Já o irmão mais moço sofre com as agressões do mais velho e o desinteresse da mãe. É por ele, para salvá-lo, que a menina deseja a morte do irmão mais velho. Ela sonha em libertá-lo da vida imposta por esse irmão, “desse véu negro sobre o dia, dessa lei representada por ele, decretada por ele”, uma lei animal que a cada “instante de cada dia disseminava o medo na vida de meu irmão pequeno, medo que certa vez atingiu seu coração e o levou à morte”. A nostalgia e o desalento tomam conta da voz da narradora quando fala da morte do irmão mais moço na guerra. Ela lembra da única carta que recebeu dele; uma carta que ela descreve como comprida, escrita com uma caligrafia impecável e na qual ele diz que estava bem, “que tudo estava bem. Que me abraçava como me amava, bem forte”.
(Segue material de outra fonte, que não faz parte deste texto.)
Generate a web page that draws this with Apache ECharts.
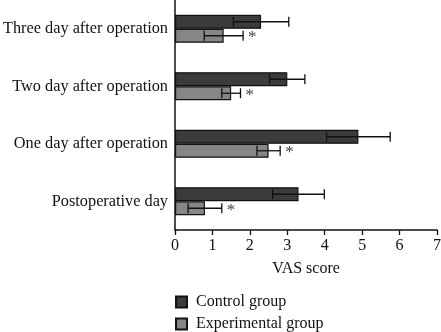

O amante, de Marguerite Duras, é uma narrativa relativamente curta (128 páginas) quando comparamos com outros relatos autobiográficos que ocupam às vezes diversos volumes. Entretanto, a concisão com que a autora francesa escreve sobre esses três anos de sua vida (dos 15 aos 18) valoriza ainda mais a obra porque em poucas páginas ela consegue condensar um espectro de sentimentos e emoções que impacta até mesmo o leitor mais indiferente. Aliás, em O amante não há espaço para a indiferença porque Duras transforma a tragédia de sua infância em um enfrentamento intenso da vida em sua penosa finitude.
[1] DURAS, Marguerite. O amante. Tradução Denise Bottmann. São Paulo: Planeta, 2020 (Edição Kindle).
[2] O filme foi dirigido por Jean-Jacques Annaud e o roteiro foi escrito por Annaud e Marguerite Duras.